Laurent Berger pourra toujours aller à contre-courant en prêchant « le travail si je veux » , mais il ne sera jamais qu’un joueur de flutiau qui entraine les petits enfants à la rivière où ils se noieront en compagnie de la prêtresse du droit à la paresse, la vestale Sandrine Rousseau.
Qu’il le veuille ou non, ce qui est désormais attaché à l’opposition à la réforme honnie, ce sont les concerts de casseroles. Là aussi, la mémoire est courte. Ces manifestations, inventées par les Pieds Noirs en Algérie quand elle était française, n’ont eu aucun effet, ou, si elles en ont eu un, il fut négatif.
On peut cependant trouver une différence de taille entre Berger et Vercingétorix. Ce dernier était un guerrier et stratège redoutable, il menait ses hommes au combat, et il fut dans un premier temps vainqueur à Gergovie. Le leader de la CFDT n’a en l’occurrence rien fait de tel. Ses troupes, surtout présentes dans le privé, n’ont pas fait la moindre grève. Il s’est contenté de sucer la roue de la CGT qui déclarait vouloir bloquer la France et mettre le pays à genoux. Cette centrale n’a obtenu que des perturbations modestes dans les secteurs du public où elle est très implantée. En somme, il a fait de la Nupes, comme Monsieur Jourdain faisait de la prose. Il a perdu de vue que la soumission des réformistes aux extrémistes n’a jamais abouti à quoi que ce soit de raisonnable.
Quant à la rue, la vague populaire qui y était annoncée n’a pas eu lieu, reportée de semaine en semaine, elle est prévue pour le 1er Mai. Ironie ou cynisme, c’est justement le jour de la fête du travail. Les Français vont-ils ce jour-là défiler en criant qu’ils veulent se défiler devant le travail qu’ils fêtent. Cette manifestation sera ambiguë. En effet, il n’est pas acquis qu‘une majorité de Français considère le travail comme un fléau, n’en déplaise aux prophètes d’une société de loisir, beaucoup de nos compatriotes le prennent encore comme une chance pour chacun de justifier son utilité sociale.

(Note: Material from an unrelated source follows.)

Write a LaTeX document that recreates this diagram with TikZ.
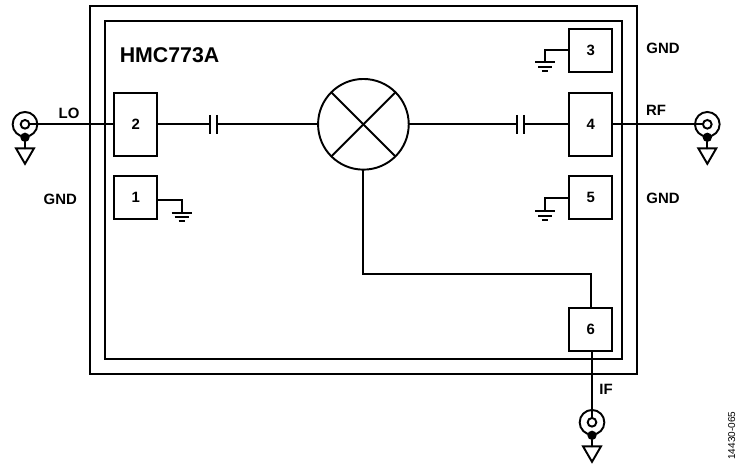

Il faudra un certain temps aux médias pour comprendre que Laurent Berger est une baudruche qui n’a que l’apparence d’un chef pour la Gauche, mais n’en a pas l’étoffe. Ce malentendu est surtout dû à la comparaison du paisible Berger avec des excités de la France Insoumise, qui rêvent d’un Grand soir. Cependant, il ne suffit pas en politique d’être « moins quelque chose », il faut être quelqu’un porteur d’un message. Pour l’heure, la seule parole que l’on retient de Laurent Berger, c’est : non aux 64 ans. Ce programme de gouvernement est plutôt maigrichon.